If Endres is working on the final approach path of a flight, the analysis might encompass a space roughly 50,200 x 16,000ft. And that's only a fraction of the spatial analysis required to map out the invisible network of flight paths around an airport. For a typical airport, Endres says, "We'll use a digital terrain model [DTM] of about 40 square miles."

Clear for Landing
In 3D visualization terms, a plane's approach path is typically a sloping trapezoid (see figure 1). "They're enormous areas," says Endres. "The narrowest point is at the runway threshold. The further you go, the wider the profile gets. We have to evaluate every single vertical object obstructing that airspace" -- a tree or a utility pole, for instance. "In one of the project I worked on, there were over 8,200 objects involved."

figure
The path of an approaching flight, shown here with the tree clusters in the area.

"Sometimes, a pilot might spot another aircraft on the runway, and might have to declare a 'missed approach,'" explains Endres. "When that happens, there's a set of FAA procedures the pilot must follow to safely climb out of the airspace." And that's why all the objects -- including the so-called obstructions that do not actually pose an imminent threat to the approaching aircraft -- must still be accounted for.

Suppose the airport administration has contracted a firm to cut down a tree obstructing the approach path. With Civil 3D's point-database system, Landrum & Brown would obtain the new elevation of the tree and update its latitude-longitude attributes in a single step. "I won't have to open several [AutoCAD] drawings and find out where that tree is on each," says Endres. "I just update the point database, and all my drawings dynamically update."

Dizzying Rotations
Previously, Endres wrote programs to analyze flight paths. "In [AutoCAD plan view], I drew a centerline to the runway's edge to show the approach path on a contour file," he recalls. "Then I'd have to write a program to digitize the z-axis value wherever a topographical feature intersects that centerline. Then I'd have to rotate that to get a profile view of it. Then I'd have to export it out of AutoCAD to get the UCS [user coordinate system] out of it. Then I'd have to bring it back in as a rotated object." Building an airspace map using the old approach, Endres says, could take as long as two weeks. "On any given approach path, there can be as many as seven different surfaces that need to be evaluated," he explains. "With Autodesk Civil 3D's ability to process point databases, I can put all my analysis data into the point database. And, simply through the use of point-style settings, I can display what I want. In the past, we used our own proprietary software to do the analysis. Then we'd insert the output as an AutoCAD block with attributes. But to analyze a different surface, I'd have to rerun the analysis. So we'd have multiple drawings stored in the same object."
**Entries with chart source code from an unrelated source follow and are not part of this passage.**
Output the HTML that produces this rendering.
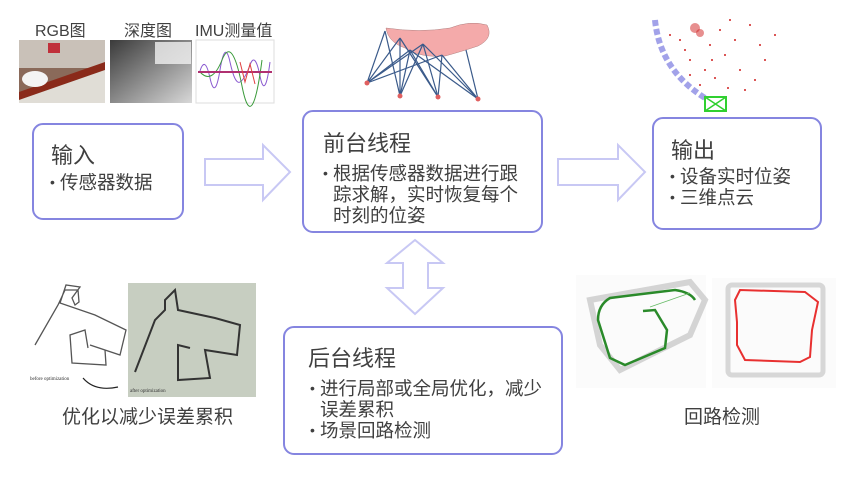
<!DOCTYPE html>
<html><head><meta charset="utf-8"><style>
body{margin:0;width:842px;height:480px;background:#fff;position:relative;overflow:hidden;font-family:"Liberation Sans","Noto Sans CJK SC",sans-serif;color:#404040}
.box{position:absolute;border:2.5px solid #8585e0;border-radius:11px;box-sizing:border-box;background:#fff}
.t{position:absolute;font-size:22px;white-space:nowrap}
.b{position:absolute;font-size:18.5px;line-height:21px;white-space:nowrap;padding-left:10px}
.b i{font-style:normal;position:absolute;left:0;font-size:14px}
.lab{position:absolute;font-size:16px;white-space:nowrap;color:#404040}
</style></head><body>
<div class="lab" style="left:35px;top:17px">RGB图</div>
<div class="lab" style="left:124px;top:17px">深度图</div>
<div class="lab" style="left:195px;top:17px">IMU测量值</div>
<svg width="842" height="480" style="position:absolute;left:0;top:0">
<rect x="19" y="40" width="86" height="63" fill="#8a6a5a"/>
<rect x="19" y="40" width="86" height="28" fill="#c9c1b8"/>
<polygon points="19,92 105,62 105,70 19,100" fill="#8a2a1a"/>
<polygon points="19,100 105,70 105,103 19,103" fill="#e0ddd6"/>
<ellipse cx="35" cy="79" rx="13" ry="8" fill="#f4f4f4"/>
<rect x="48" y="43" width="12" height="10" fill="#c0303a"/>
<defs><linearGradient id="dg" x1="0" y1="0" x2="1" y2="1"><stop offset="0" stop-color="#3a3a3a"/><stop offset="1" stop-color="#d8d8d8"/></linearGradient></defs>
<rect x="110" y="40" width="82" height="63" fill="url(#dg)"/>
<rect x="155" y="42" width="36" height="22" fill="#f0f0f0" opacity=".8"/>
<rect x="196" y="40" width="78" height="63" fill="#fff" stroke="#ddd"/>
<path d="M200 71 Q205 55 210 78 T220 70 T230 62 T240 82 T250 65 T260 76 T270 62" fill="none" stroke="#8a5ad0" stroke-width="1"/>
<path d="M200 72 Q212 85 222 60 T242 86 T262 60" fill="none" stroke="#3a9a3a" stroke-width="1"/>
<path d="M198 72 H272" stroke="#b03070" stroke-width="2"/>
<path d="M240 62 L245 82 L250 64 L255 84" fill="none" stroke="#e04040" stroke-width="1"/>
<path d="M386 28 Q420 33 450 28 Q470 20 487 25 Q494 38 478 46 Q460 52 445 56 Q420 58 405 48 Q388 42 386 28Z" fill="#f4aaaa" stroke="#b08080" stroke-width=".5"/>
<g stroke="#3a5a8a" stroke-width="1.2">
<line x1="385" y1="31" x2="367" y2="83"/><line x1="385" y1="31" x2="400" y2="96"/>
<line x1="400" y1="38" x2="367" y2="83"/><line x1="400" y1="38" x2="400" y2="96"/><line x1="400" y1="38" x2="438" y2="97"/>
<line x1="410" y1="50" x2="367" y2="83"/><line x1="410" y1="50" x2="400" y2="96"/><line x1="410" y1="50" x2="438" y2="97"/><line x1="410" y1="50" x2="478" y2="99"/>
<line x1="423" y1="44" x2="367" y2="83"/><line x1="423" y1="44" x2="400" y2="96"/><line x1="423" y1="44" x2="438" y2="97"/><line x1="423" y1="44" x2="478" y2="99"/>
<line x1="442" y1="55" x2="367" y2="83"/><line x1="442" y1="55" x2="438" y2="97"/><line x1="442" y1="55" x2="478" y2="99"/>
<line x1="466" y1="50" x2="478" y2="99"/>
</g>
<g fill="#e06060"><circle cx="367" cy="83" r="2.5"/><circle cx="400" cy="96" r="2.5"/><circle cx="438" cy="97" r="2.5"/><circle cx="478" cy="99" r="2.5"/></g>
<g fill="#d02020">
<circle cx="695" cy="28" r="5" opacity=".5"/><circle cx="700" cy="33" r="4" opacity=".5"/>
<circle cx="680" cy="40" r="1"/><circle cx="710" cy="45" r="1"/><circle cx="720" cy="30" r="1"/><circle cx="735" cy="40" r="1"/><circle cx="750" cy="25" r="1"/><circle cx="690" cy="60" r="1"/><circle cx="705" cy="70" r="1"/><circle cx="725" cy="55" r="1"/><circle cx="740" cy="70" r="1"/><circle cx="760" cy="45" r="1"/><circle cx="775" cy="35" r="1"/><circle cx="700" cy="85" r="1"/><circle cx="745" cy="90" r="1"/><circle cx="715" cy="78" r="1"/><circle cx="685" cy="50" r="1"/><circle cx="730" cy="20" r="1"/><circle cx="765" cy="60" r="1"/><circle cx="755" cy="80" r="1"/><circle cx="690" cy="75" r="1"/><circle cx="670" cy="35" r="1"/><circle cx="712" cy="60" r="1"/><circle cx="728" cy="88" r="1"/>
</g>
<path d="M655 20 Q660 70 705 98" fill="none" stroke="#7a7ae0" stroke-width="6" stroke-dasharray="6 3" opacity=".7"/>
<rect x="705" y="97" width="21" height="14" fill="none" stroke="#30d030" stroke-width="2"/>
<path d="M705 97 L726 111 M726 97 L705 111" stroke="#30d030" stroke-width="1.5"/>
<polygon points="205,159 263,159 263,145 290,172 263,200 263,185 205,185" fill="none" stroke="#c8c8f4" stroke-width="2"/>
<polygon points="558,159 618,159 618,145 645,172 618,200 618,185 558,185" fill="none" stroke="#c8c8f4" stroke-width="2"/>
<polygon points="415,240 443,263 428,263 428,288 443,288 415,314 387,288 403,288 403,263 387,263" fill="none" stroke="#c8c8f4" stroke-width="2"/>
<path d="M35 345 L58 305 L65 290 L78 290 L79 302 L75 305 L72 298 L80 287 L66 285 L60 303 L95 315 L126 330 L120 355 L90 345 L105 350 L106 365 L72 363 L70 335 L85 330 L88 348" fill="none" stroke="#555" stroke-width="1.3"/>
<text x="30" y="380" font-size="5" fill="#333" font-family="Liberation Serif">before optimization</text>
<path d="M83 378 Q95 392 118 387" fill="none" stroke="#222" stroke-width="1.2"/>
<rect x="128" y="283" width="128" height="114" fill="#b8c2b2"/>
<rect x="128" y="283" width="128" height="114" fill="#d6dad0" opacity=".5"/>
<path d="M135 372 L155 320 L165 310 L165 300 L175 290 L178 310 L215 318 L240 325 L237 355 L205 350 L210 378 L178 380 L178 345 L190 348" fill="none" stroke="#333" stroke-width="2"/>
<text x="130" y="392" font-size="5" fill="#333" font-family="Liberation Serif">after optimization</text>
<rect x="576" y="275" width="130" height="113" fill="#fbfbfb"/>
<path d="M590 300 L690 282 L705 300 L690 335 L660 350 L620 370 L600 345 Z" fill="none" stroke="#bbb" stroke-width="6" opacity=".6"/>
<path d="M695 300 Q690 292 675 290 L610 298 Q598 305 598 320 L610 358 L625 365 L665 348 L667 330 L655 310 L643 311" fill="none" stroke="#2a8a2a" stroke-width="2.5"/>
<line x1="650" y1="307" x2="690" y2="293" stroke="#6b6" stroke-width=".8"/>
<rect x="712" y="278" width="124" height="110" fill="#fbfbfb"/>
<rect x="728" y="285" width="95" height="90" fill="none" stroke="#c0c0c0" stroke-width="5" opacity=".6" rx="4"/>
<path d="M740 290 L805 292 L818 302 L812 330 L810 357 L800 362 L745 360 L737 345 L737 322 L735 300 Z" fill="none" stroke="#e83030" stroke-width="2"/>
</svg>
<div class="box" style="left:32px;top:123px;width:152px;height:97px"></div>
<div class="t" style="left:51px;top:138px">输入</div>
<div class="b" style="left:50px;top:172px"><i>•</i>传感器数据</div>
<div class="box" style="left:302px;top:110px;width:241px;height:123px"></div>
<div class="t" style="left:323px;top:126px">前台线程</div>
<div class="b" style="left:323px;top:163px"><i>•</i>根据传感器数据进行跟<br>踪求解，实时恢复每个<br>时刻的位姿</div>
<div class="box" style="left:652px;top:117px;width:170px;height:113px"></div>
<div class="t" style="left:671px;top:133px">输出</div>
<div class="b" style="left:670px;top:166px"><i>•</i>设备实时位姿<br><i style="top:21px">•</i>三维点云</div>
<div class="box" style="left:283px;top:326px;width:280px;height:129px"></div>
<div class="t" style="left:308px;top:341px">后台线程</div>
<div class="b" style="left:310px;top:378px"><i>•</i>进行局部或全局优化，减少<br>误差累积<br><i style="top:42px">•</i>场景回路检测</div>
<div class="lab" style="left:62px;top:402px;font-size:19px">优化以减少误差累积</div>
<div class="lab" style="left:684px;top:402px;font-size:19px">回路检测</div>
</body></html>
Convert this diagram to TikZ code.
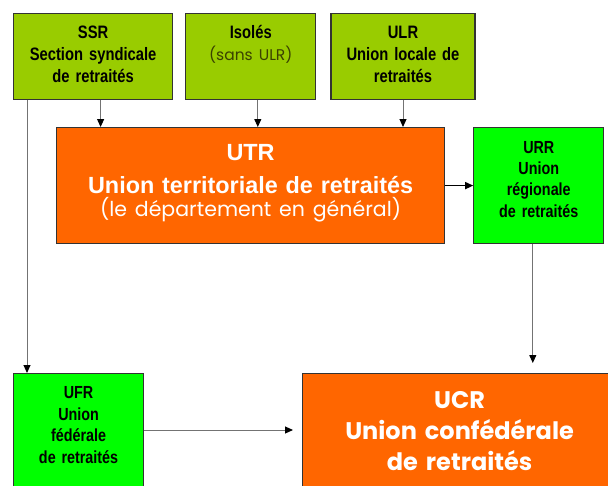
\documentclass[tikz,border=0pt]{standalone}
\usepackage{fontspec}
\setmainfont{Liberation Sans}
\newfontfamily\narrow[FakeStretch=0.82]{Liberation Sans}
\newfontfamily\gothic{Poppins}
\usetikzlibrary{positioning,arrows.meta}
\definecolor{limegreen}{HTML}{99CC00}
\definecolor{flashgreen}{HTML}{00FF00}
\definecolor{utrorange}{HTML}{FF6600}
\definecolor{olivetext}{HTML}{3A4200}
\tikzset{
  box/.style={draw=black!80, line width=1.2pt, inner sep=0pt, align=center},
  limebox/.style={box, fill=limegreen, text width=#1, text height=24.8pt, text depth=61.2pt,
    font=\narrow\bfseries\fontsize{18}{22}\selectfont},
  greenbox/.style={box, fill=flashgreen, text width=130pt,
    font=\narrow\bfseries\fontsize{17.5}{21.4}\selectfont},
  orangebox/.style={box, fill=utrorange, text=white},
  link/.style={draw=black!55, line width=1pt, -{Triangle[length=8pt,width=7pt,color=black]}}
}
\begin{document}
\begin{tikzpicture}[x=1pt,y=-1pt]
	\fill[white] (0,0) rectangle (608,485);
	\path[use as bounding box, clip] (0,0) rectangle (608,485);
	% top row
	\node[limebox=159pt, anchor=north west] (ssr) at (13,12.7) {SSR\\Section syndicale\\de retraités};
	\node[limebox=130pt, right=12pt of ssr] (isoles) {Isolés\\{\gothic\mdseries\fontsize{15.5}{22}\selectfont\color{olivetext}(sans ULR)}};
	\node[limebox=144pt, right=14pt of isoles] (ulr) {ULR\\Union locale de\\retraités};
	% middle row
	\node[orangebox, anchor=north west, text width=388pt, text height=33pt, text depth=83pt,
		font=\fontsize{23.4}{33}\selectfont\bfseries] (utr) at (56,127)
		{UTR\\Union territoriale de retraités\\[-10pt]{\gothic\mdseries\fontsize{20.5}{23}\selectfont(le département en général)}};
	\node[greenbox, right=28pt of utr, text height=25.5pt, text depth=90.5pt] (urr) {URR\\Union\\régionale\\de retraités};
	% bottom row
	\node[greenbox, anchor=north west, text height=25.3pt, text depth=130pt] (ufr) at (13,373) {UFR\\Union\\fédérale\\de retraités};
	\node[orangebox, anchor=north west, text width=314pt, text height=35pt, text depth=120pt,
		font=\gothic\bfseries\fontsize{24}{31}\selectfont] (ucr) at (302,373) {UCR\\Union confédérale\\de retraités};
	% connectors
	\draw[link] ([xshift=7.5pt]ssr.south) -- ([xshift=7.5pt]ssr.south |- utr.north);
	\draw[link] ([xshift=7pt]isoles.south) -- ([xshift=7pt]isoles.south |- utr.north);
	\draw[link] (ulr.south) -- (ulr.south |- utr.north);
	\draw[link, draw=black, line width=1.5pt] (utr.east) -- (utr.east -| urr.west);
	\draw[link] ([xshift=14pt]ssr.south west) -- ([xshift=14pt]ufr.north west);
	\draw[link] ([xshift=-6pt]urr.south) -- ([xshift=-6pt, yshift=10pt]urr.south |- ucr.north);
	\draw[link] ([yshift=-57pt]ufr.north east) -- ([xshift=-9pt, yshift=-57pt]ucr.north west);
\end{tikzpicture}
\end{document}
In cases where an airport anticipates that a certain runway would reach maximum capacity in 10 years, Landrum & Brown might be contracted to identify the best place to construct a new runway. Then, Endres and his team can easily test various what-if scenarios using Autodesk Civil 3D.

Shrinking Time
Conducting analysis on a flight path is a grueling process, and displaying the result is no easy task, either. "One of the big things Civil 3D has allowed me to do is to automate the creation of plan-and-profile drawings," explains Endres. "Before, it took me a while to create a drawing view that was acceptable to FAA. Now I have a set style that allows me to customize the exaggeration of the profiles, show the axes I want, display the text I want, show the ground in DTM and show all the airspace surfaces."

figure
figure
A plan view and a perspective view of the surface of a runway. All colored objects showing through the bluish purple surfaces are in violation of the surface. The brown colored area represents the ground itself violating the approach surface.

Before mapping technology, it took Landrum & Brown about nine days to analyze a single runway, Endres recalls. "With mapping software, we've reduced the time to about two days. Now, with Autodesk Civil 3D, we've reduced it to one day or less."